Serbest çevirmenler bu değişime uyum sağlamaya öncelikle bu alana bir tehdit olarak değil, yapılan işin ve üretilen sonucun farklı yöntemlerle elde edildiği bakış açısıyla başlayabilir. Birikimini ve tecrübesini yıllar içerisinde metinleri çözümleyip sonra aynı bağlamı, anlamı ve hatta duyguyu Türkçe’nin terimleri, kavramları ve dil yapısı ile ifade ederek edinmiş çevirmen camiasının, özellikle de kıdemli çevirmenlerin MÇ’ye direnç göstermesi doğal kabul edilse de pratik hayatın devamı için bu direncin sürekli olmayacağını ve yeni yöntem ve araçların artarak yaygınlaşacağını göz ardı edemeyiz. İşlerin üretildiği piyasayı şekillendirenler işin emek kısmını icra eden çevirmenler değil, hatta işi gönderen çeviri şirketleri dahi değil. Talep, elindeki materyali faaliyet gösterdiği tüm ülkelerin dillerine çevirmek isteyen mal ve hizmet üreten firmalardan, yani birinci elden ortaya çıkıyor. Çevirmen camiasının bundan önce direnç gösterdiği değişimin bilgisayar destekli çeviri araçlarının bugünkü yaygın kullanımı, MÇ’ye nereye kadar direnilebileceği hakkında bir fikir verebilir. Kaldı ki geleneksel olarak yazılı belge üretimi ile ilişkilendiren çeviri sektörü, giderek uçsuz bucaksız bir mecraya evirilmekte olan yapay zekâ (AI) altyapısında işlevsel araçlardan biri oldu.
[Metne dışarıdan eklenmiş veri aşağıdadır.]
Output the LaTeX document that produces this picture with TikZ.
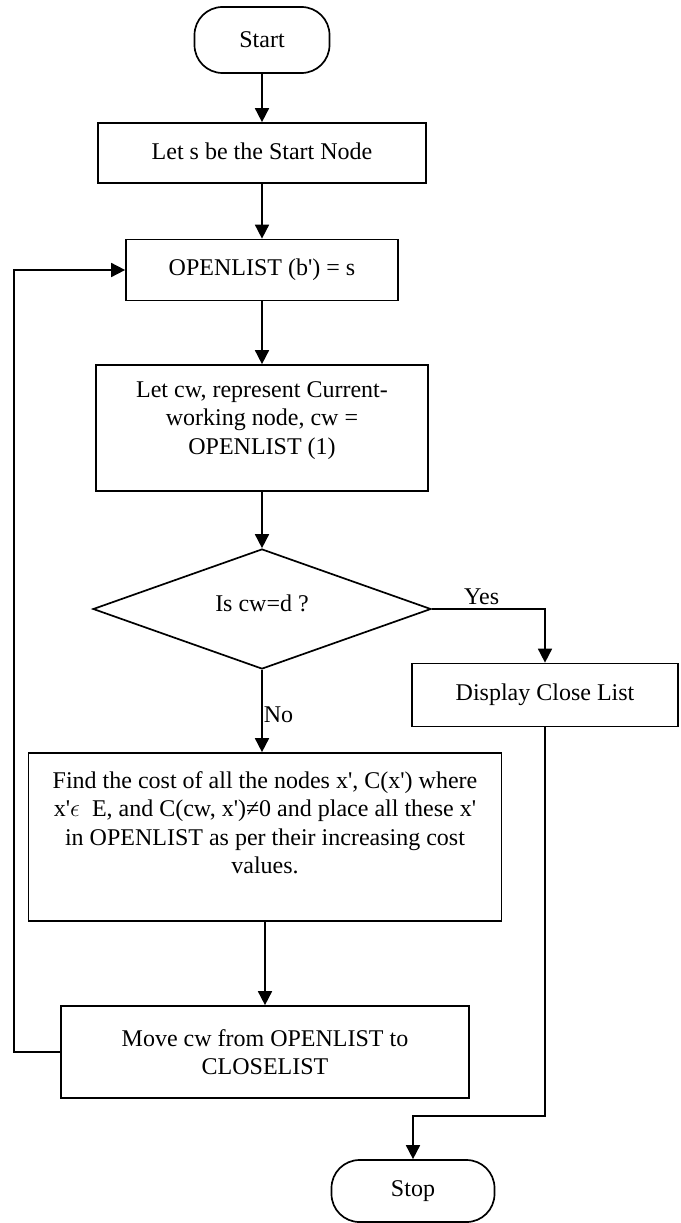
\documentclass[tikz,border=0pt]{standalone}
\usepackage{fontspec}
\setmainfont{Liberation Serif}
\usepackage{tikz}
\usetikzlibrary{positioning,shapes,arrows.meta}
\newcommand{\sq}{\textquotesingle}

\begin{document}
\begin{tikzpicture}[x=1pt,y=-1pt,->,>={Triangle[length=14pt,width=14pt]},line width=1.7pt,font=\fontsize{24}{28.5}\selectfont]
            \tikzstyle{box}=[draw,rectangle,align=center,inner sep=0pt]
            \tikzstyle{term}=[draw,rectangle,rounded corners=28pt,inner sep=0pt]
            \tikzstyle{cond}=[draw,diamond,shape aspect=2.8,inner sep=0pt]
            \useasboundingbox (0,0) rectangle (680,1223);
            \node[term, minimum width=135pt, minimum height=66pt] (start) at (262,40) {Start};
            \node[box, minimum width=328pt, minimum height=60pt] (lets) at (262,153) {\raisebox{4pt}{Let s be the Start Node}};
            \node[box, minimum width=272pt, minimum height=61pt] (open) at (262,270) {OPENLIST (b\sq) = s};
            \node[box, minimum width=332pt, minimum height=126pt] (letcw) at (262,428) {Let cw, represent Current-\\working node, cw =\\OPENLIST (1)\\[-8pt]\mbox{}};
            \node[cond, minimum width=338pt, minimum height=120pt] (isd) at (262,609) {\raisebox{11pt}{Is cw=d ?}};
            \node[box, minimum width=266pt, minimum height=63pt] (disp) at (545,695) {Display Close List};
            \node[box, minimum width=473pt, minimum height=168pt] (find) at (265,837) {Find the cost of all the nodes x\sq, C(x\sq) where\\x\sq$\epsilon$\ \ E, and C(cw, x\sq)≠0 and place all these x\sq\\in OPENLIST as per their increasing cost\\values.\\\mbox{}};
            \node[box, minimum width=408pt, minimum height=92pt] (move) at (265,1052) {Move cw from OPENLIST to\\CLOSELIST};
            \node[term, minimum width=163pt, minimum height=62pt] (stop) at (413,1191) {Stop};
            \coordinate (back) at (14,1052);
            \coordinate (bend) at (545,1116);
            \draw (start) -- (lets);
            \draw (lets) -- (open);
            \draw (open) -- (letcw);
            \draw (letcw) -- (isd);
            \draw (isd.east) -| node[pos=0.22, above] {Yes} (disp.north);
            \draw (isd.south) -- node[pos=0.55, right, inner sep=1pt] {No} (isd.south |- find.north);
            \draw (find) -- (move);
            \draw (move.west) -- (back) |- (open.west);
            \draw (disp.south) -- (bend) -| (stop.north);
          \end{tikzpicture}
\end{document}
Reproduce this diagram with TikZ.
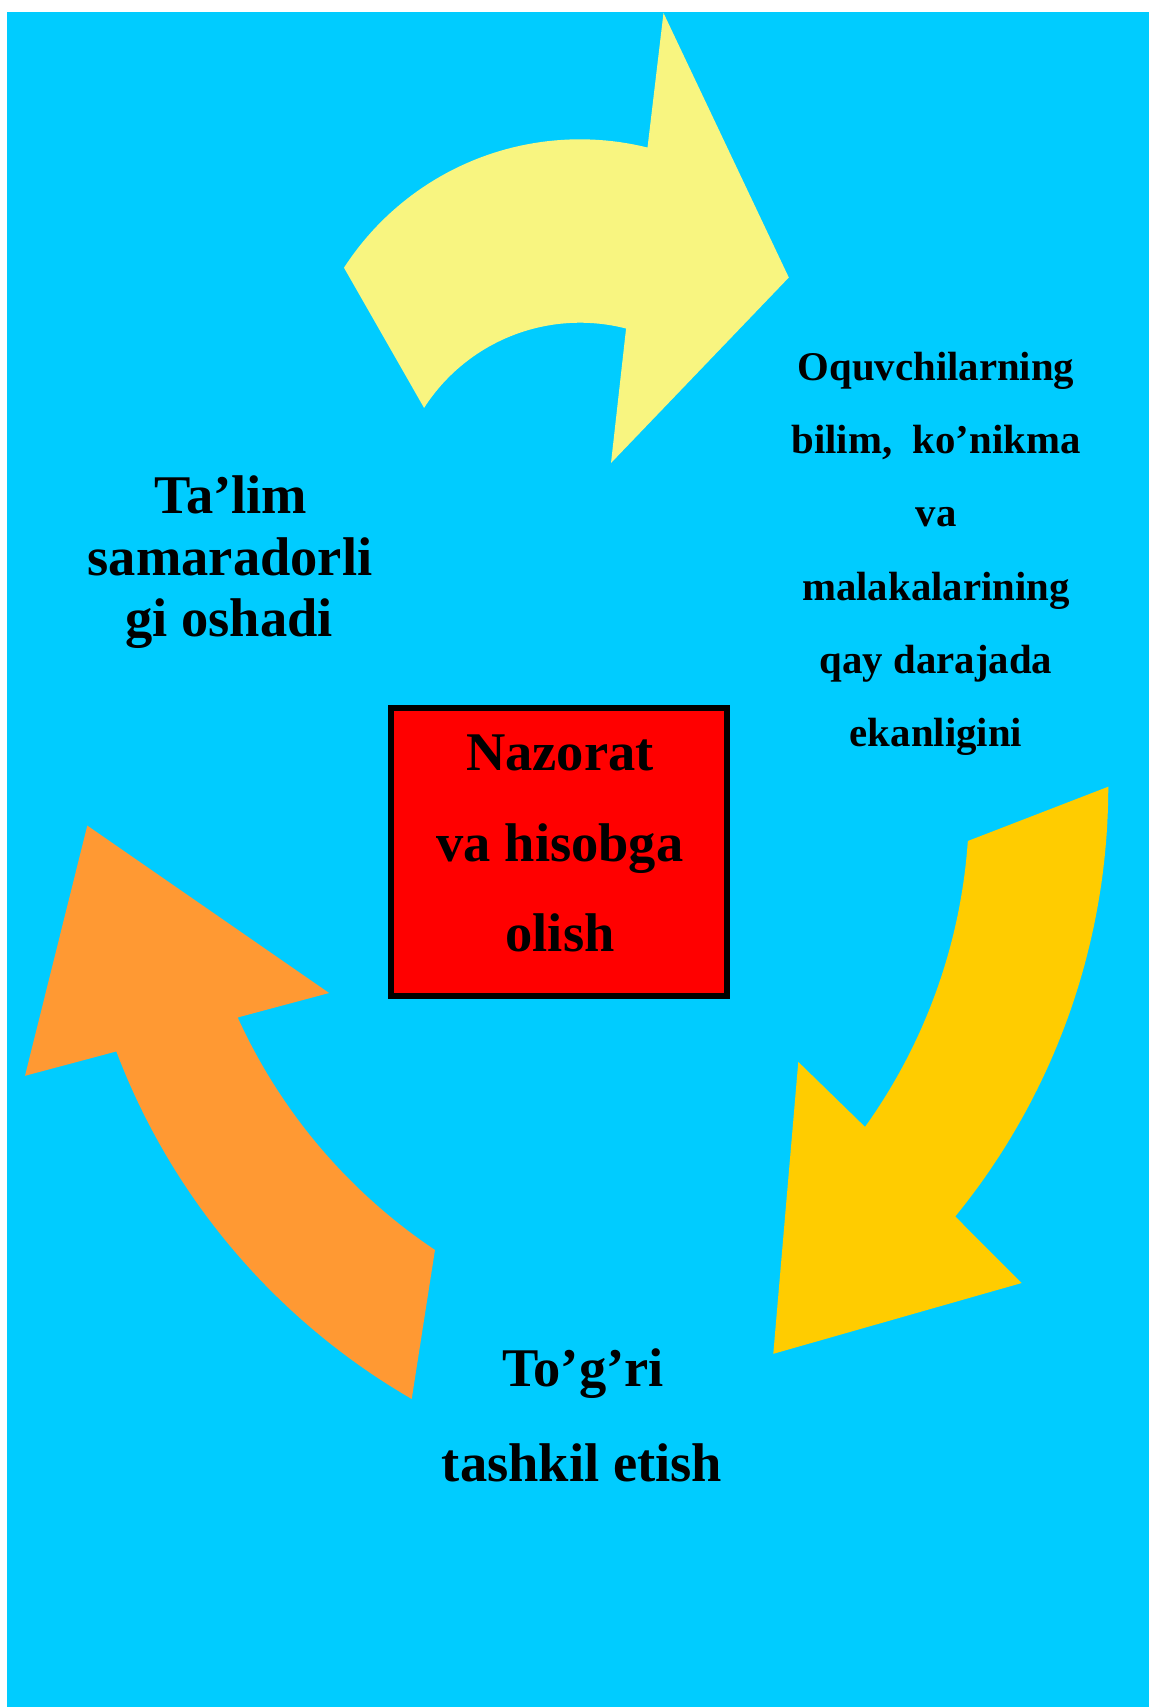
\documentclass[tikz,border=0pt]{standalone}
\usepackage{fontspec}
\setmainfont{Liberation Serif}
\definecolor{bgcyan}{HTML}{00CCFF}
\definecolor{arrowyellow}{HTML}{F8F580}
\definecolor{arrowgold}{HTML}{FFCC00}
\definecolor{arroworange}{HTML}{FF9933}
\definecolor{boxred}{HTML}{FF0000}
\tikzset{
  big/.style={font=\fontsize{54.5}{60}\selectfont\bfseries, inner sep=0pt, anchor=base},
  small/.style={font=\fontsize{40.8}{46}\selectfont\bfseries, inner sep=0pt, anchor=base},
  centerbox/.style={draw=black, line width=6pt, fill=boxred, minimum width=336pt, minimum height=288pt, inner sep=0pt}
}
\begin{document}
\begin{tikzpicture}[x=1pt,y=-1pt]
\useasboundingbox (0,0) rectangle (1149,1707);
\fill[white] (0,0) rectangle (1149,1707);
\fill[bgcyan] (7,12) rectangle (1149,1707);

% top yellow arrow
\fill[arrowyellow] (663.5,13) -- (788.8,277.5) -- (611,463)
  -- plot[domain=75.6:147.3,samples=50] ({580+185.3*cos(\x)},{508-185.3*sin(\x)})
  -- plot[domain=147.1:76.1,samples=50] ({580+281.1*cos(\x)},{420.4-281.1*sin(\x)})
  -- cycle;

% right gold arrow
\fill[arrowgold] (1108.3,786.7)
  -- plot[domain=-3.96:-35.6,samples=50] ({411.9+557.3*cos(\x)},{802.5-557.3*sin(\x)})
  -- (798.3,1061.9) -- (773.3,1353.8) -- (1021.6,1283)
  -- plot[domain=-39.2:0,samples=50] ({428.3+680*cos(\x)},{786.7-680*sin(\x)})
  -- cycle;

% left orange arrow
\fill[arroworange] (87.3,825.6) -- (329.1,993)
  -- plot[domain=204.43:236.2,samples=50] ({744.8+557*cos(\x)},{787.1-557*sin(\x)})
  -- plot[domain=239.96:200.77,samples=50] ({752.1+680*cos(\x)},{810.3-680*sin(\x)})
  -- (25,1075.8) -- cycle;

% central box
\node[centerbox] (box) at (559,851.7) {};
\node[big] (c1) at (560,770) {Nazorat};
\node[big] (c2) at (560,861.7) {va hisobga};
\node[big] (c3) at (560,951.7) {olish};

% left text
\node[big] (l1) at (231,513.3) {Ta’lim};
\node[big] (l2) at (230,575) {samaradorli};
\node[big] (l3) at (229,636.7) {gi oshadi};

% right text
\node[small] (r1) at (936,380) {Oquvchilarning};
\node[small] (r2) at (936,453.3) {bilim,\ \ ko’nikma};
\node[small] (r3) at (936,526.7) {va};
\node[small] (r4) at (936,600) {malakalarining};
\node[small] (r5) at (936,673.3) {qay darajada};
\node[small] (r6) at (936,746.7) {ekanligini};

% bottom text
\node[big] (b1) at (583,1386.7) {To’g’ri};
\node[big] (b2) at (582,1481.7) {tashkil etish};
\end{tikzpicture}
\end{document}
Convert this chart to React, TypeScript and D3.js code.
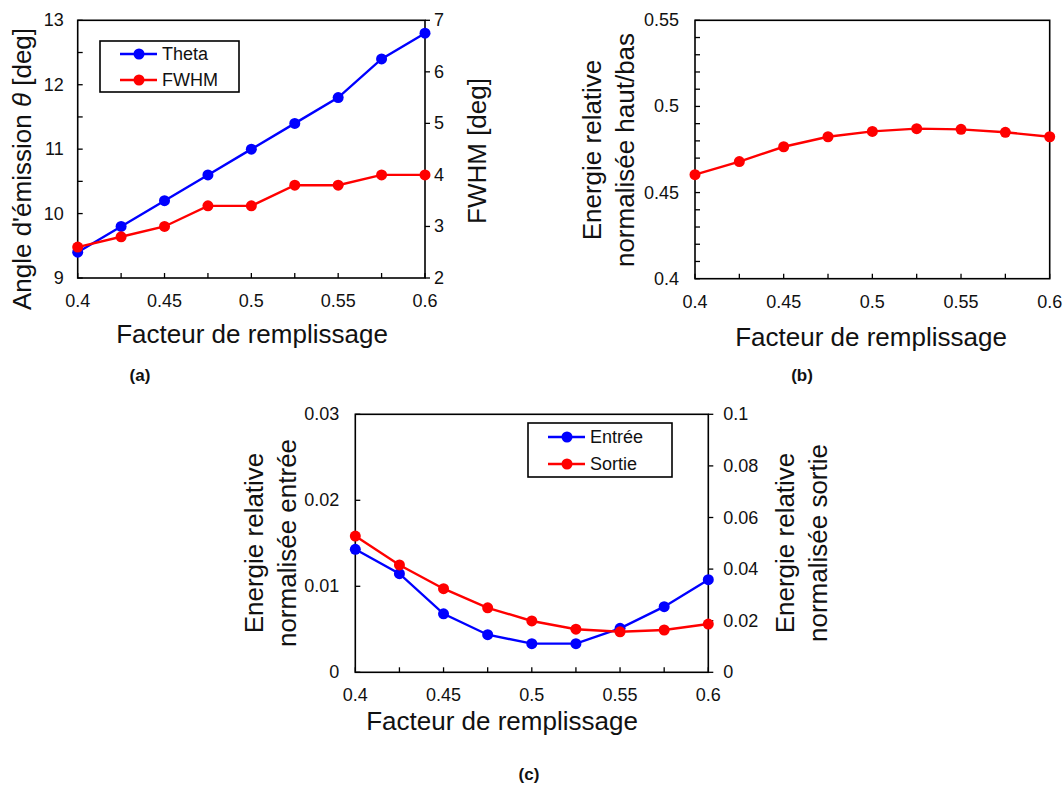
import React from "react";
import * as d3 from "d3";

const fill = [0.4, 0.425, 0.45, 0.475, 0.5, 0.525, 0.55, 0.575, 0.6];
const theta = [9.4, 9.8, 10.2, 10.6, 11.0, 11.4, 11.8, 12.4, 12.8];
const fwhm = [2.6, 2.8, 3.0, 3.4, 3.4, 3.8, 3.8, 4.0, 4.0];
const hautBas = [0.4604, 0.468, 0.4766, 0.4824, 0.4855, 0.4871, 0.4867, 0.485, 0.4824];
const entree = [0.0143, 0.01147, 0.0068, 0.00437, 0.00333, 0.00333, 0.00512, 0.00763, 0.01077];
const sortie = [0.0528, 0.0416, 0.0324, 0.025, 0.0199, 0.0167, 0.0157, 0.0164, 0.0187];
const xTicks = [0.4, 0.45, 0.5, 0.55, 0.6];
const xMinor = [0.425, 0.475, 0.525, 0.575];

const FONT = "'Liberation Sans', Arial, Helvetica, sans-serif";
const BLUE = "#0000FF";
const RED = "#FF0000";
const TITLE = 26;

type Axis = {
  domain: [number, number];
  ticks: number[];
  minor?: number[];
  fmt: (v: number) => string;
};

type Series = { values: number[]; color: string; axis: "left" | "right" };

function Panel(props: {
  x0: number; x1: number; y0: number; y1: number;
  left: Axis; right?: Axis; series: Series[];
  leftGap: number; rightGap: number; xLabelDy: number;
}) {
  const { x0, x1, y0, y1, left, right, series, leftGap, rightGap, xLabelDy } = props;
  const x = d3.scaleLinear().domain([0.4, 0.6]).range([x0, x1]);
  const yl = d3.scaleLinear().domain(left.domain).range([y1, y0]);
  const yr = right ? d3.scaleLinear().domain(right.domain).range([y1, y0]) : null;
  const tl = 5;
  return (
    <g>
      <rect x={x0} y={y0} width={x1 - x0} height={y1 - y0} fill="none" stroke="#000" strokeWidth={1.6} />
      {[...xTicks, ...xMinor].map((t, i) => (
        <line key={"xt" + i} x1={x(t)} x2={x(t)} y1={y1} y2={y1 - tl} stroke="#000" strokeWidth={1.3} />
      ))}
      {xTicks.map((t, i) => (
        <text key={"xl" + i} x={x(t)} y={y1 + xLabelDy} textAnchor="middle" fontSize={18} fontFamily={FONT} fill="#111">
          {d3.format("")(t)}
        </text>
      ))}
      {[...left.ticks, ...(left.minor || [])].map((t, i) => (
        <line key={"lt" + i} x1={x0} x2={x0 + tl} y1={yl(t)} y2={yl(t)} stroke="#000" strokeWidth={1.3} />
      ))}
      {left.ticks.map((t, i) => (
        <text key={"ll" + i} x={x0 - leftGap} y={yl(t)} textAnchor="end" dominantBaseline="central" fontSize={18} fontFamily={FONT} fill="#111">
          {left.fmt(t)}
        </text>
      ))}
      {right && yr && right.ticks.map((t, i) => (
        <g key={"rt" + i}>
          <line x1={x1} x2={x1 + tl} y1={yr(t)} y2={yr(t)} stroke="#000" strokeWidth={1.3} />
          <text x={x1 + rightGap} y={yr(t)} textAnchor="start" dominantBaseline="central" fontSize={18} fontFamily={FONT} fill="#111">
            {right.fmt(t)}
          </text>
        </g>
      ))}
      {series.map((s, si) => {
        const ys = s.axis === "left" ? yl : (yr as d3.ScaleLinear<number, number>);
        const line = d3.line<number>().x((_, i) => x(fill[i])).y((v) => ys(v));
        return (
          <g key={"s" + si}>
            <path d={line(s.values) || ""} fill="none" stroke={s.color} strokeWidth={2.4} />
            {s.values.map((v, i) => (
              <circle key={i} cx={x(fill[i])} cy={ys(v)} r={5.5} fill={s.color} />
            ))}
          </g>
        );
      })}
    </g>
  );
}

function Legend(props: { x: number; y: number; w: number; h: number; items: { label: string; color: string }[]; rowY: number[] }) {
  const { x, y, w, h, items, rowY } = props;
  return (
    <g>
      <rect x={x} y={y} width={w} height={h} fill="#fff" stroke="#000" strokeWidth={1.6} />
      {items.map((it, i) => (
        <g key={i}>
          <line x1={x + 20} x2={x + 57} y1={rowY[i]} y2={rowY[i]} stroke={it.color} strokeWidth={2.4} />
          <circle cx={x + 39} cy={rowY[i]} r={5.5} fill={it.color} />
          <text x={x + 62} y={rowY[i]} dominantBaseline="central" fontSize={18} fontFamily={FONT} fill="#111">{it.label}</text>
        </g>
      ))}
    </g>
  );
}

function VText(props: { x: number; y: number; children: React.ReactNode }) {
  return (
    <text transform={`translate(${props.x},${props.y}) rotate(-90)`} textAnchor="middle" dominantBaseline="central" fontSize={TITLE} fontFamily={FONT} fill="#111">
      {props.children}
    </text>
  );
}

export default function App() {
  const intFmt = d3.format("d");
  const gFmt = (v: number) => d3.format("")(+v.toFixed(4));
  return (
    <svg width={1064} height={787} style={{ position: "absolute", left: 0, top: 0, background: "#fff" }}>
      <rect width={1064} height={787} fill="#fff" />
      {/* Panel (a) */}
      <Panel
        x0={77.7} x1={425} y0={20.3} y1={278}
        left={{ domain: [9, 13], ticks: [9, 10, 11, 12, 13], minor: [9.5, 10.5, 11.5, 12.5], fmt: intFmt }}
        right={{ domain: [2, 7], ticks: [2, 3, 4, 5, 6, 7], fmt: intFmt }}
        series={[{ values: theta, color: BLUE, axis: "left" }, { values: fwhm, color: RED, axis: "right" }]}
        leftGap={14} rightGap={9} xLabelDy={29}
      />
      <Legend x={100} y={41} w={139} h={51} items={[{ label: "Theta", color: BLUE }, { label: "FWHM", color: RED }]} rowY={[54, 80]} />
      <VText x={22} y={169}>Angle d'émission <tspan fontStyle="italic">θ</tspan> [deg]</VText>
      <VText x={477} y={151}>FWHM [deg]</VText>
      <text x={252} y={343} textAnchor="middle" fontSize={TITLE} fontFamily={FONT} fill="#111">Facteur de remplissage</text>
      <text x={140} y={381} textAnchor="middle" fontSize={17} fontWeight="bold" fontFamily={FONT} fill="#111">(a)</text>

      {/* Panel (b) */}
      <Panel
        x0={695} x1={1049.7} y0={20.3} y1={278.7}
        left={{ domain: [0.4, 0.55], ticks: [0.4, 0.45, 0.5, 0.55], minor: [0.41, 0.42, 0.43, 0.44, 0.46, 0.47, 0.48, 0.49, 0.51, 0.52, 0.53, 0.54], fmt: gFmt }}
        series={[{ values: hautBas, color: RED, axis: "left" }]}
        leftGap={16} rightGap={9} xLabelDy={29}
      />
      <VText x={592} y={150}>Energie relative</VText>
      <VText x={625} y={150}>normalisée haut/bas</VText>
      <text x={871} y={346} textAnchor="middle" fontSize={TITLE} fontFamily={FONT} fill="#111">Facteur de remplissage</text>
      <text x={802} y={381} textAnchor="middle" fontSize={17} fontWeight="bold" fontFamily={FONT} fill="#111">(b)</text>

      {/* Panel (c) */}
      <Panel
        x0={355.3} x1={708.3} y0={414.3} y1={672.3}
        left={{ domain: [0, 0.03], ticks: [0, 0.01, 0.02, 0.03], fmt: gFmt }}
        right={{ domain: [0, 0.1], ticks: [0, 0.02, 0.04, 0.06, 0.08, 0.1], fmt: gFmt }}
        series={[{ values: entree, color: BLUE, axis: "left" }, { values: sortie, color: RED, axis: "right" }]}
        leftGap={16} rightGap={15} xLabelDy={29}
      />
      <Legend x={528} y={423} w={144} h={54} items={[{ label: "Entrée", color: BLUE }, { label: "Sortie", color: RED }]} rowY={[437, 464]} />
      <VText x={254} y={543}>Energie relative</VText>
      <VText x={287} y={543}>normalisée entrée</VText>
      <VText x={785} y={543}>Energie relative</VText>
      <VText x={818} y={543}>normalisée sortie</VText>
      <text x={502} y={730} textAnchor="middle" fontSize={TITLE} fontFamily={FONT} fill="#111">Facteur de remplissage</text>
      <text x={529} y={780} textAnchor="middle" fontSize={17} fontWeight="bold" fontFamily={FONT} fill="#111">(c)</text>
    </svg>
  );
}
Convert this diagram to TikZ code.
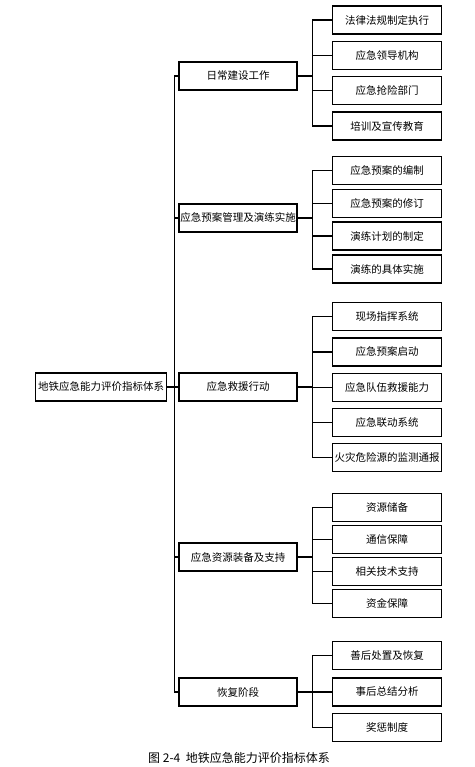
\documentclass[tikz,border=0pt]{standalone}
\usepackage{fontspec}
\newfontfamily\cjk{Noto Sans CJK SC}
\usetikzlibrary{positioning}
\tikzset{
  rootbox/.style={draw=black,line width=1.4pt,minimum width=131pt,minimum height=28pt,inner sep=1pt,font=\cjk\fontsize{10.5}{12}\selectfont},
  catbox/.style={draw=black,line width=1.4pt,minimum width=118pt,minimum height=28pt,inner sep=1pt,font=\cjk\fontsize{10.5}{12}\selectfont},
  itembox/.style={draw=black,line width=1.4pt,minimum width=109pt,minimum height=28pt,inner sep=1pt,font=\cjk\fontsize{10.5}{12}\selectfont},
  conn/.style={black,line width=1.1pt},
}
\begin{document}
\begin{tikzpicture}[x=1pt,y=-1pt]
  \useasboundingbox (0,0) rectangle (474,767);
  % root and first level
  \node[rootbox] (root) at (101,387) {地铁应急能力评价指标体系};
  \node[catbox] (ca) at (238,76) {日常建设工作};
  \node[catbox] (cb) at (238,218) {应急预案管理及演练实施};
  \node[catbox] (cc) at (238,387) {应急救援行动};
  \node[catbox] (cd) at (238,557) {应急资源装备及支持};
  \node[catbox] (ce) at (238,692) {恢复阶段};
  \foreach \c in {ca,cb,cc,cd,ce}
    \draw[conn] (root.east) -- ([xshift=7pt]root.east) |- (\c.west);
  % second level
  \foreach \t/\y [count=\i] in {法律法规制定执行/20,应急领导机构/55.3,应急抢险部门/90.7,培训及宣传教育/126}
    \node[itembox] (a\i) at (387,\y) {\t};
  \foreach \t/\y [count=\i] in {应急预案的编制/170.7,应急预案的修订/203.7,演练计划的制定/236,演练的具体实施/269}
    \node[itembox] (b\i) at (387,\y) {\t};
  \foreach \t/\y [count=\i] in {现场指挥系统/316.7,应急预案启动/352,应急队伍救援能力/387.3,应急联动系统/422.7,火灾危险源的监测通报/457.7}
    \node[itembox] (c\i) at (387,\y) {\t};
  \foreach \t/\y [count=\i] in {资源储备/507.7,通信保障/539.5,相关技术支持/571.7,资金保障/603.7}
    \node[itembox] (d\i) at (387,\y) {\t};
  \foreach \t/\y [count=\i] in {善后处置及恢复/655.7,事后总结分析/692,奖惩制度/727.7}
    \node[itembox] (e\i) at (387,\y) {\t};
  \foreach \i in {1,...,4} \draw[conn] (ca.east) -- ++(15,0) |- (a\i.west);
  \foreach \i in {1,...,4} \draw[conn] (cb.east) -- ++(15,0) |- (b\i.west);
  \foreach \i in {1,...,5} \draw[conn] (cc.east) -- ++(15,0) |- (c\i.west);
  \foreach \i in {1,...,4} \draw[conn] (cd.east) -- ++(15,0) |- (d\i.west);
  \foreach \i in {1,...,3} \draw[conn] (ce.east) -- ++(15,0) |- (e\i.west);
  % caption
  \node[font=\cjk\fontsize{12}{14}\selectfont] (cap) at (239,758) {图 2-4\ \ 地铁应急能力评价指标体系};
\end{tikzpicture}
\end{document}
MÇ etrafında tartışması süren çok sayıda konu başlığı var. Çalışma koşullarının üzerine oturacağı MÇ iş ilkeleri ve iş süreçleri oluşturmak, açık/kapalı MÇ kullanımı ve veri gizliliği, mevcut hizmet sözleşmelerin güncellenmesi, MÇ araçları ve önceden düşünülmüş, tartışılmış ve prosedürlere dönüştürülmüş olması gereken daha pek çok konu ne yazık ki çevirmen camiasının fazlaca bir katkısı olmadan ilerliyor.